The Limpopo River springs up somewhere in your Gauteng backyard, where the furthest tendrils of the Crocodile River collect their water. Near Rooibokkraal, north of Thabazimbi, the Marico River joins forces with the Crocodile, and thus the Limpopo is born.
These are the facts, but the Limpopo is much more enigmatic than the familiar name in your map book suggests. It disappears and reappears as the seasons change. It floods and dries up again. If your first encounter with the Limpopo is from a bridge as you drive between South Africa and Botswana, you might be disappointed: a couple of sandbanks, a muddy pool. Is this really the “mighty” Limpopo?

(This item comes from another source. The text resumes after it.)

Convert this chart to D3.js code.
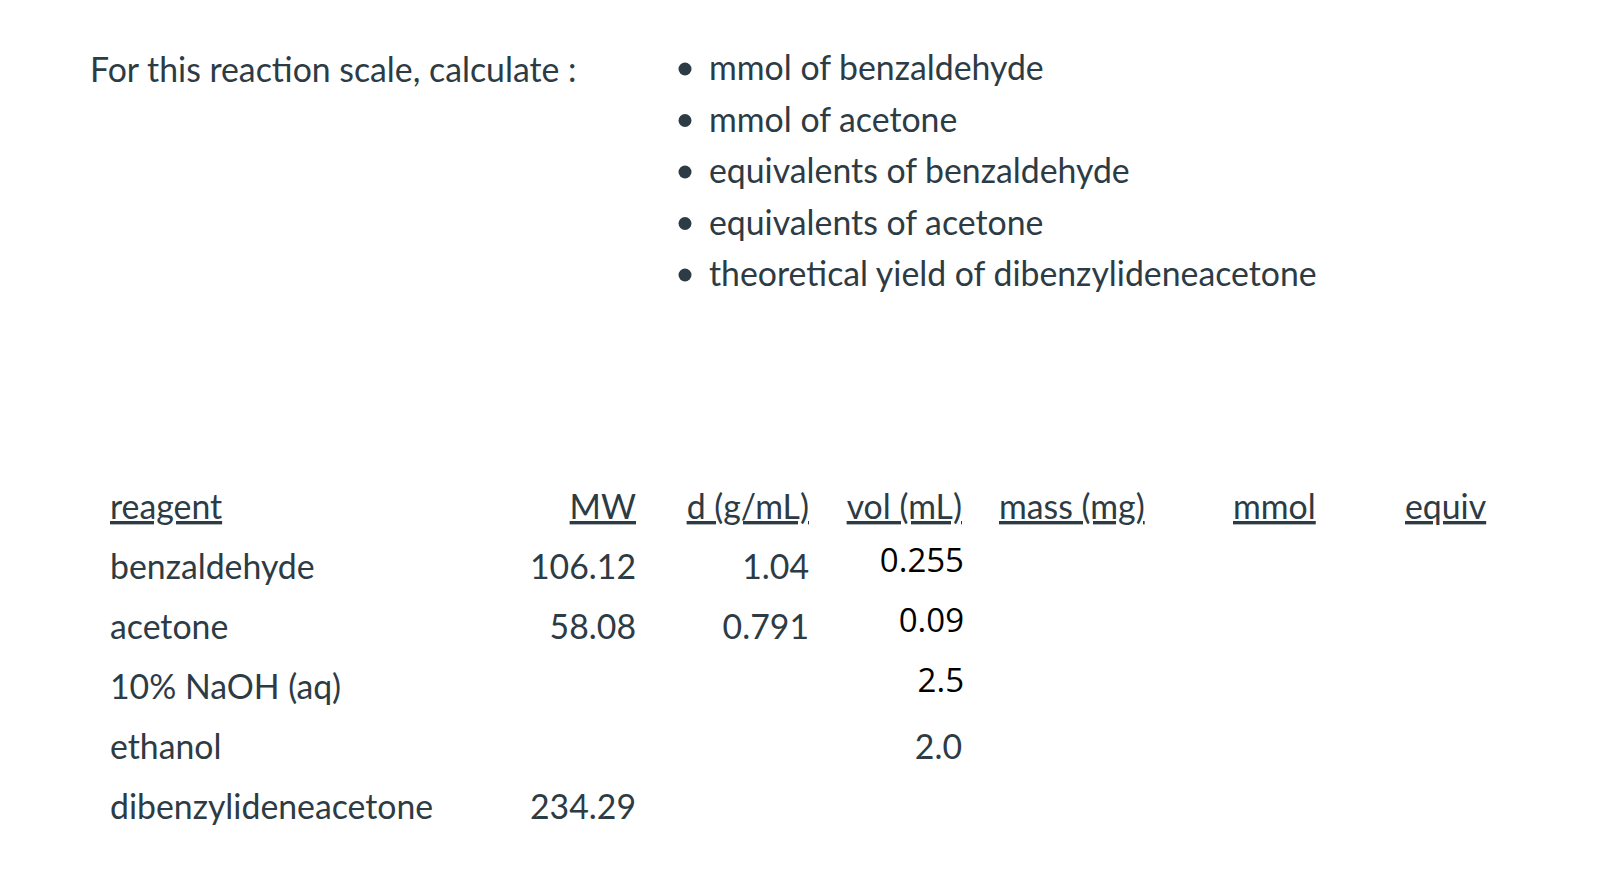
<!DOCTYPE html>
<html><head><meta charset="utf-8">
<script src="https://cdn.jsdelivr.net/npm/d3@7"></script>
<style>body{margin:0;background:#fff}</style></head>
<body><svg id="c" width="1600" height="894"></svg>
<script>
const title = "For this reaction scale, calculate :";
const bullets = ["mmol of benzaldehyde","mmol of acetone","equivalents of benzaldehyde","equivalents of acetone","theoretical yield of dibenzylideneacetone"];
const headers = ["reagent","MW","d (g/mL)","vol (mL)","mass (mg)","mmol","equiv"];
const reagents = ["benzaldehyde","acetone","10% NaOH (aq)","ethanol","dibenzylideneacetone"];
const mw = ["106.12","58.08","","","234.29"];
const density = ["1.04","0.791","","",""];
const vol = ["0.255","0.09","2.5","2.0",""];
const volHighlighted = [true,true,true,false,false];

const svg = d3.select("#c");
const grey = "#2d3b45";
const font = "Lato, 'Noto Sans', sans-serif";
const fs = 33.8;

svg.append("text").attr("x",90).attr("y",82).attr("font-family",font).attr("font-size",fs).attr("fill",grey).text(title);

const by = d3.scalePoint().domain(d3.range(bullets.length)).range([80,286]);
const bg = svg.append("g");
bullets.forEach((b,i)=>{
  bg.append("circle").attr("cx",685).attr("cy",by(i)-11).attr("r",6.5).attr("fill",grey);
  bg.append("text").attr("x",709).attr("y",by(i)).attr("font-family",font).attr("font-size",fs).attr("fill",grey).text(b);
});

const ry = d3.scalePoint().domain(d3.range(reagents.length+1)).range([519,819]);
const cols = [[110,"start"],[636,"end"],[809,"end"],[962,"end"],[999,"start"],[1233,"start"],[1405,"start"]];
headers.forEach((h,j)=>{
  svg.append("text").attr("x",cols[j][0]).attr("y",ry(0)).attr("text-anchor",cols[j][1])
    .attr("font-family",font).attr("font-size",fs).attr("fill",grey)
    .attr("text-decoration","underline").text(h);
});
reagents.forEach((r,i)=>{
  const y = ry(i+1);
  const t = (x,a,s)=>svg.append("text").attr("x",x).attr("y",y).attr("text-anchor",a).attr("font-family",font).attr("font-size",fs).attr("fill",grey).text(s);
  t(110,"start",r);
  if(mw[i]) t(636,"end",mw[i]);
  if(density[i]) t(809,"end",density[i]);
  if(vol[i]){
    if(volHighlighted[i]){
      svg.append("text").attr("x",964).attr("y",y-7).attr("text-anchor","end")
        .attr("font-family","'Open Sans', sans-serif").attr("font-size",33).attr("font-weight",500).attr("fill","#000").text(vol[i]);
    } else t(962,"end",vol[i]);
  }
});
</script></body></html>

There’s nothing flashy about it. – it doesn’t make the cover of coffee table books. It seems to be kept wilfully out of sight and reach, barred off by game fences, obscured by riverine thickets.

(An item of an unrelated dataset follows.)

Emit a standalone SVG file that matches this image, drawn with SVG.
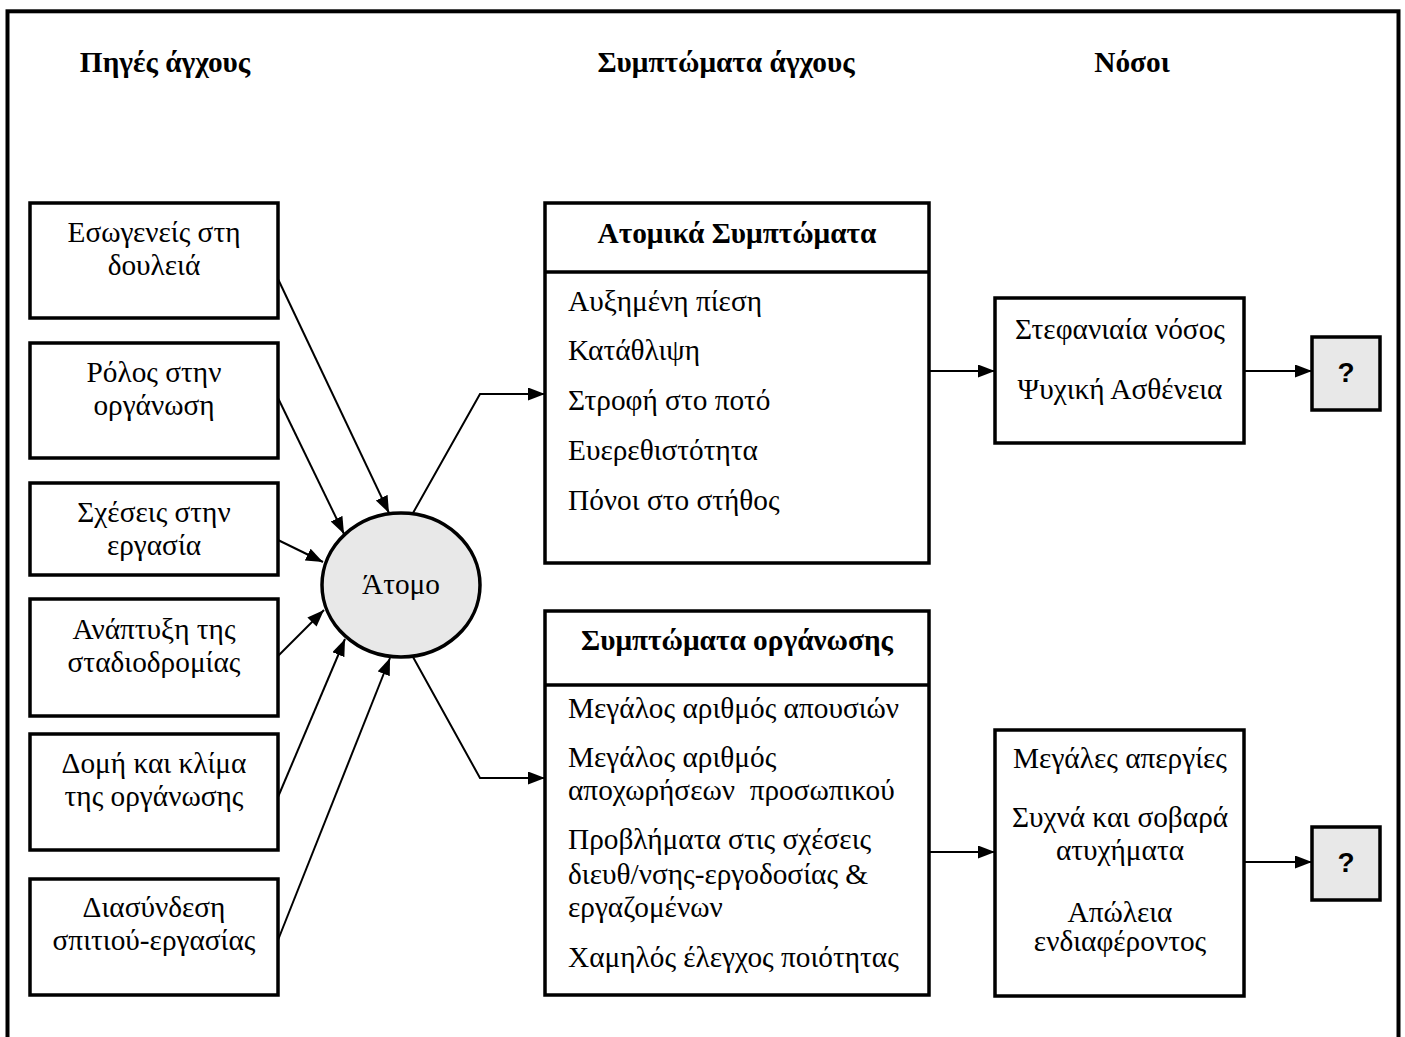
<svg xmlns="http://www.w3.org/2000/svg" width="1405" height="1037" viewBox="0 0 1405 1037">
<style>
  .box { fill: #ffffff; stroke: #000000; stroke-width: 3.5; }
  .gray { fill: #e8e8e8; stroke: #000000; stroke-width: 3.5; }
  .t { font-family: "Liberation Serif", "Times New Roman", serif; font-size: 29.3px; fill: #000000; }
  .c { text-anchor: middle; }
  .b { font-weight: bold; }
  .q { font-family: "Liberation Sans", Arial, sans-serif; font-size: 28px; font-weight: bold; text-anchor: middle; fill: #000000; }
  .conn { fill: none; stroke: #000000; stroke-width: 2; marker-end: url(#arrow); }
</style>
<defs>
  <marker id="arrow" markerUnits="userSpaceOnUse" markerWidth="18" markerHeight="14" refX="17" refY="6.5" orient="auto">
    <path d="M0,0 L17,6.5 L0,13 z" fill="#000000"/>
  </marker>
</defs>
<rect x="0" y="0" width="1405" height="1037" fill="#ffffff"/>
<rect id="frame" x="7.5" y="11.3" width="1391" height="1100" fill="none" stroke="#000000" stroke-width="4"/>

<g id="titles">
  <text class="t b c" x="165" y="72">Πηγές άγχους</text>
  <text class="t b c" x="726" y="72">Συμπτώματα άγχους</text>
  <text class="t b c" x="1132" y="72">Νόσοι</text>
</g>

<g id="src1"><rect class="box" x="30" y="203" width="248" height="115"/>
  <text class="t c" x="154" y="242">Εσωγενείς στη</text><text class="t c" x="154" y="275">δουλειά</text></g>
<g id="src2"><rect class="box" x="30" y="343" width="248" height="115"/>
  <text class="t c" x="154" y="382">Ρόλος στην</text><text class="t c" x="154" y="415">οργάνωση</text></g>
<g id="src3"><rect class="box" x="30" y="483" width="248" height="92"/>
  <text class="t c" x="154" y="522">Σχέσεις στην</text><text class="t c" x="154" y="555">εργασία</text></g>
<g id="src4"><rect class="box" x="30" y="599" width="248" height="117"/>
  <text class="t c" x="154" y="639">Ανάπτυξη της</text><text class="t c" x="154" y="672">σταδιοδρομίας</text></g>
<g id="src5"><rect class="box" x="30" y="734" width="248" height="116"/>
  <text class="t c" x="154" y="773">Δομή και κλίμα</text><text class="t c" x="154" y="806">της οργάνωσης</text></g>
<g id="src6"><rect class="box" x="30" y="879" width="248" height="116"/>
  <text class="t c" x="154" y="917">Διασύνδεση</text><text class="t c" x="154" y="950">σπιτιού-εργασίας</text></g>

<g id="atomo"><ellipse class="gray" cx="401" cy="585" rx="79" ry="72"/>
  <text class="t c" x="401" y="594">Άτομο</text></g>

<g id="indiv"><rect class="box" x="545" y="203" width="384" height="360"/>
  <line x1="545" y1="272" x2="929" y2="272" stroke="#000000" stroke-width="3.5"/>
  <text class="t b c" x="737" y="243">Ατομικά Συμπτώματα</text>
  <text class="t" x="568" y="311">Αυξημένη πίεση</text>
  <text class="t" x="568" y="360">Κατάθλιψη</text>
  <text class="t" x="568" y="410">Στροφή στο ποτό</text>
  <text class="t" x="568" y="460">Ευερεθιστότητα</text>
  <text class="t" x="568" y="510">Πόνοι στο στήθος</text></g>

<g id="org"><rect class="box" x="545" y="611" width="384" height="384"/>
  <line x1="545" y1="685" x2="929" y2="685" stroke="#000000" stroke-width="3.5"/>
  <text class="t b c" x="737" y="650">Συμπτώματα οργάνωσης</text>
  <text class="t" x="568" y="718">Μεγάλος αριθμός απουσιών</text>
  <text class="t" x="568" y="767">Μεγάλος αριθμός</text>
  <text class="t" x="568" y="800" xml:space="preserve">αποχωρήσεων  προσωπικού</text>
  <text class="t" x="568" y="849">Προβλήματα στις σχέσεις</text>
  <text class="t" x="568" y="884">διευθ/νσης-εργοδοσίας &amp;</text>
  <text class="t" x="568" y="917">εργαζομένων</text>
  <text class="t" x="568" y="967">Χαμηλός έλεγχος ποιότητας</text></g>

<g id="disease1"><rect class="box" x="995" y="298" width="249" height="145"/>
  <text class="t c" x="1120" y="339">Στεφανιαία νόσος</text>
  <text class="t c" x="1120" y="399">Ψυχική Ασθένεια</text></g>

<g id="disease2"><rect class="box" x="995" y="730" width="249" height="266"/>
  <text class="t c" x="1120" y="768">Μεγάλες απεργίες</text>
  <text class="t c" x="1120" y="827">Συχνά και σοβαρά</text>
  <text class="t c" x="1120" y="860">ατυχήματα</text>
  <text class="t c" x="1120" y="922">Απώλεια</text>
  <text class="t c" x="1120" y="951">ενδιαφέροντος</text></g>

<g id="q1"><rect class="gray" x="1312" y="337" width="68" height="73"/>
  <text class="q" x="1346" y="382">?</text></g>
<g id="q2"><rect class="gray" x="1312" y="827" width="68" height="73"/>
  <text class="q" x="1346" y="872">?</text></g>

<g id="connectors">
  <line class="conn" x1="278" y1="279" x2="389" y2="513"/>
  <line class="conn" x1="278" y1="398" x2="344" y2="534"/>
  <line class="conn" x1="278" y1="540" x2="323" y2="562"/>
  <line class="conn" x1="278" y1="656" x2="324" y2="610"/>
  <line class="conn" x1="278" y1="797" x2="345" y2="639"/>
  <line class="conn" x1="278" y1="940" x2="390" y2="658"/>
  <polyline class="conn" points="413,513 480,394 545,394"/>
  <polyline class="conn" points="413,657 480,778 545,778"/>
  <line class="conn" x1="929" y1="371" x2="995" y2="371"/>
  <line class="conn" x1="1244" y1="371" x2="1312" y2="371"/>
  <line class="conn" x1="929" y1="852" x2="995" y2="852"/>
  <line class="conn" x1="1244" y1="862" x2="1312" y2="862"/>
</g>
</svg>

A direct approach to exploring the Limpopo is futile. There’s no single viewpoint where you can tick it off as an attraction. It’s an accumulation of experiences rather than a been there-done-that postcard. You need to come here looking for other things: trees, birds, buck; or simply peace and quiet offered by the odd campsite and lodge. Then, slowly, somewhere in your peripheral vision, the Limpopo will take its full, mysterious shape.
Follow the trees
Farmer Willem Frost loves trees. From the moment I meet him near his farm along the Matlabas River, a tributary of the Limpopo, he bemoans the fact that the day just won’t be long enough to get to all the special trees he wants to show me.
It is early in November 2020 and the rain has already begun to fall in this part of the Bushveld, in what will become a bumper rainy season.